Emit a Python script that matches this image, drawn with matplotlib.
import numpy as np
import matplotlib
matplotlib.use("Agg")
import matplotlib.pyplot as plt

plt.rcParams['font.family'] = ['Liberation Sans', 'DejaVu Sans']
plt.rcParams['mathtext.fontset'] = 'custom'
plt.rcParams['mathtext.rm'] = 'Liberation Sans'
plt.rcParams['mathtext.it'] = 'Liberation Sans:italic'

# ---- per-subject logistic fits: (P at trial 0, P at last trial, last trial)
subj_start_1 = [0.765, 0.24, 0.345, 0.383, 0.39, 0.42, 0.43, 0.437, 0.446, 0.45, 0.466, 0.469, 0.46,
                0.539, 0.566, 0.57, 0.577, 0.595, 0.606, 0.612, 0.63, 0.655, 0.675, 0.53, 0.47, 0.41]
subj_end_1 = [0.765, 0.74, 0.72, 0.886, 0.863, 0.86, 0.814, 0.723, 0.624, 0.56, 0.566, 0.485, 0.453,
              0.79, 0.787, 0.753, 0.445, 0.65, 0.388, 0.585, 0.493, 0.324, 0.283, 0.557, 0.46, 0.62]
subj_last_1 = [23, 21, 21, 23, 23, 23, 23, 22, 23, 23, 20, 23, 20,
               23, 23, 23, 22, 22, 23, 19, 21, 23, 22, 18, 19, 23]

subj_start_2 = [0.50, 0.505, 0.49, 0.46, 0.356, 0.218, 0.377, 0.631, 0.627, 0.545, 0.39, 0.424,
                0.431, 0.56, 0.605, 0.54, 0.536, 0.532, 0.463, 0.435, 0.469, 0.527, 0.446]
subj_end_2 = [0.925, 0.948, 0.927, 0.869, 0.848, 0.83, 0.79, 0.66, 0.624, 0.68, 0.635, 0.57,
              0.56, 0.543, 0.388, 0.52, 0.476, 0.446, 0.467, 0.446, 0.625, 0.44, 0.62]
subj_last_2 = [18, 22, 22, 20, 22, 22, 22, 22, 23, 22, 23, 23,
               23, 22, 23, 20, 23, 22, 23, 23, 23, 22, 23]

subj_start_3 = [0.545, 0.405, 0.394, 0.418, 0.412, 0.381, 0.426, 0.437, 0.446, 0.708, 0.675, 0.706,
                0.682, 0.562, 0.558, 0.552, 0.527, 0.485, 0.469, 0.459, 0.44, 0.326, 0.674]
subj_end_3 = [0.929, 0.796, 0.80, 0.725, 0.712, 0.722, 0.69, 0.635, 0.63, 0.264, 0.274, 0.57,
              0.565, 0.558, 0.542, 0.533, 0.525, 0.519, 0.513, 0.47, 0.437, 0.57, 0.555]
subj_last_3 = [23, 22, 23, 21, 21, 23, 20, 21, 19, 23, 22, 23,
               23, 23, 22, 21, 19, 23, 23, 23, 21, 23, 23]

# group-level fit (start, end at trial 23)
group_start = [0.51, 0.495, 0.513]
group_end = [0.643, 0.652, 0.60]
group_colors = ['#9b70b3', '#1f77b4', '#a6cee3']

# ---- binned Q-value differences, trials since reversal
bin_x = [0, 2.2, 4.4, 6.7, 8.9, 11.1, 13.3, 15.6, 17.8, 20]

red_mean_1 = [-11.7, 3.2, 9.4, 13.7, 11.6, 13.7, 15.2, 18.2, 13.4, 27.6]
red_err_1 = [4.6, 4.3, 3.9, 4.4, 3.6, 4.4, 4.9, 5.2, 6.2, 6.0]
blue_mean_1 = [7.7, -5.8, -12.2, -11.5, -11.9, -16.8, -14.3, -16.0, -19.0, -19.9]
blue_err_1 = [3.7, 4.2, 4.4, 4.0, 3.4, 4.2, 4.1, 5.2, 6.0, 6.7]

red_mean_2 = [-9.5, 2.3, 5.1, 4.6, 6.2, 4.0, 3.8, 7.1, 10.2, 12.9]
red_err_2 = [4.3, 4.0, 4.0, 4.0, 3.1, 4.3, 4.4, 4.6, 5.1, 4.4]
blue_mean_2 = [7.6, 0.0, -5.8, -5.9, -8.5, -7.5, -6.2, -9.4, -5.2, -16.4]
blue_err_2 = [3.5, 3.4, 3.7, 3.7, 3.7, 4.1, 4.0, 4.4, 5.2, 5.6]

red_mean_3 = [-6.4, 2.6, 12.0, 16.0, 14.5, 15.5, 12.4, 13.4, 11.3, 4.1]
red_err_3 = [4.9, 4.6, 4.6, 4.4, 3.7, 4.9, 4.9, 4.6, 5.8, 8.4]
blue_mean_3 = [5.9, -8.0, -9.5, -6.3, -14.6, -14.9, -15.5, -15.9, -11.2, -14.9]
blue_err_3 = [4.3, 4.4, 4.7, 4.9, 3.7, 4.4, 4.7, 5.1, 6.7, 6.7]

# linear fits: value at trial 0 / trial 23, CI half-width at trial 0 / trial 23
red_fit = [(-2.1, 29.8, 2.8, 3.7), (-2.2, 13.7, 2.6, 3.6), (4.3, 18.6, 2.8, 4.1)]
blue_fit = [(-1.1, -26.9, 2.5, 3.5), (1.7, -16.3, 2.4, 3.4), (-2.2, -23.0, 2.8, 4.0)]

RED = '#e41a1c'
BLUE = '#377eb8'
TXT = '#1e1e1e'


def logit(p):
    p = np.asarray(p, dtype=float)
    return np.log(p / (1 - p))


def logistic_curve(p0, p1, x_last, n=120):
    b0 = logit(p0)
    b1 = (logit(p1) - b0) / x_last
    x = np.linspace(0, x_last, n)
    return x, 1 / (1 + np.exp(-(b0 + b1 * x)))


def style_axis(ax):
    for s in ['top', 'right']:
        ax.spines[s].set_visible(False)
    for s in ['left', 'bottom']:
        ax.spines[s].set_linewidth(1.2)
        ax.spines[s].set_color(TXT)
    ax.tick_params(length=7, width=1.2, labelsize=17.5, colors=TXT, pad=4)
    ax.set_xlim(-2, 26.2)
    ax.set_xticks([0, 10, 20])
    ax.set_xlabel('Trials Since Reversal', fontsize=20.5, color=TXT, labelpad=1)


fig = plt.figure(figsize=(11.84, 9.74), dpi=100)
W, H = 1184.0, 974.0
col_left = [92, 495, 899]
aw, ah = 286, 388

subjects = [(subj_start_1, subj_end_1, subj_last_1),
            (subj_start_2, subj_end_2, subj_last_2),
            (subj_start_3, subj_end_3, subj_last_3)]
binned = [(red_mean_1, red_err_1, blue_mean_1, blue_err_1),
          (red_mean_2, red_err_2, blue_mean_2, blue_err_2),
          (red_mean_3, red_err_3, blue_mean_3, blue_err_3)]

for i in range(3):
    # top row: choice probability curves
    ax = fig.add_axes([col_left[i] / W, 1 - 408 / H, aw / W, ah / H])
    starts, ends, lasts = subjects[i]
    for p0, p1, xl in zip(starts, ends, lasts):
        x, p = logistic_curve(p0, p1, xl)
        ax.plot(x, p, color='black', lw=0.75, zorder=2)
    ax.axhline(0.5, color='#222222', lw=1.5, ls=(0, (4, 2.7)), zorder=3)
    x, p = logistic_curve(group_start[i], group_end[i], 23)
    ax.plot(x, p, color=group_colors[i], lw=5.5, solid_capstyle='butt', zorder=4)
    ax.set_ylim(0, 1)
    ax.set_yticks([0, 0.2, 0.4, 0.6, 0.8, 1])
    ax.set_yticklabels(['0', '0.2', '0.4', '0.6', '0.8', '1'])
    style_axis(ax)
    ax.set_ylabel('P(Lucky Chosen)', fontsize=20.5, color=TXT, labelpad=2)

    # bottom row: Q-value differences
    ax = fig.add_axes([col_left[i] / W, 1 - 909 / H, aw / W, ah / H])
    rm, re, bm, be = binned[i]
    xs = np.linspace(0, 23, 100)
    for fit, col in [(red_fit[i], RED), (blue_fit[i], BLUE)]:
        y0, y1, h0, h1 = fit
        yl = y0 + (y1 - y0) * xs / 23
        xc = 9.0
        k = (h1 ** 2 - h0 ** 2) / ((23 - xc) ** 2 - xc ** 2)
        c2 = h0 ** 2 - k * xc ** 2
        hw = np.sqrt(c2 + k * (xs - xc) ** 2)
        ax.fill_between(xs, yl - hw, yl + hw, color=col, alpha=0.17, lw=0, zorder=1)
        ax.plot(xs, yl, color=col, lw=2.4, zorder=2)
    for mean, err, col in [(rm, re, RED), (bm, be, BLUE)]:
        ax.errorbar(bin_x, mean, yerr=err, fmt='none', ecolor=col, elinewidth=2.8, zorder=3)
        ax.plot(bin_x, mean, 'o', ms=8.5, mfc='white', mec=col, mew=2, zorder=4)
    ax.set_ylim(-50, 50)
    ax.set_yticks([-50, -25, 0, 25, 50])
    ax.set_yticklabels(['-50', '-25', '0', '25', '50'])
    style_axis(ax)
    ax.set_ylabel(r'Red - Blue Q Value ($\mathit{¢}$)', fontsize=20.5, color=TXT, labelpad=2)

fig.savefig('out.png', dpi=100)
+++++
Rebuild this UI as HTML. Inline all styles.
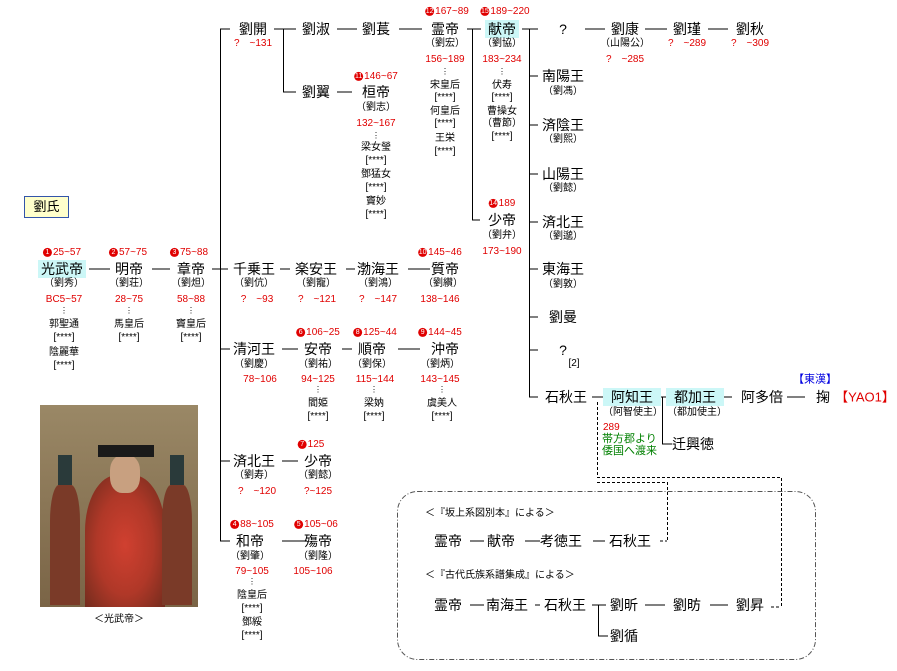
+++++
= Written instruction =
Of the lines in the data, how many contain the word "matplotlib"? Provide the number and nothing further.

= Solution to this exercise =
4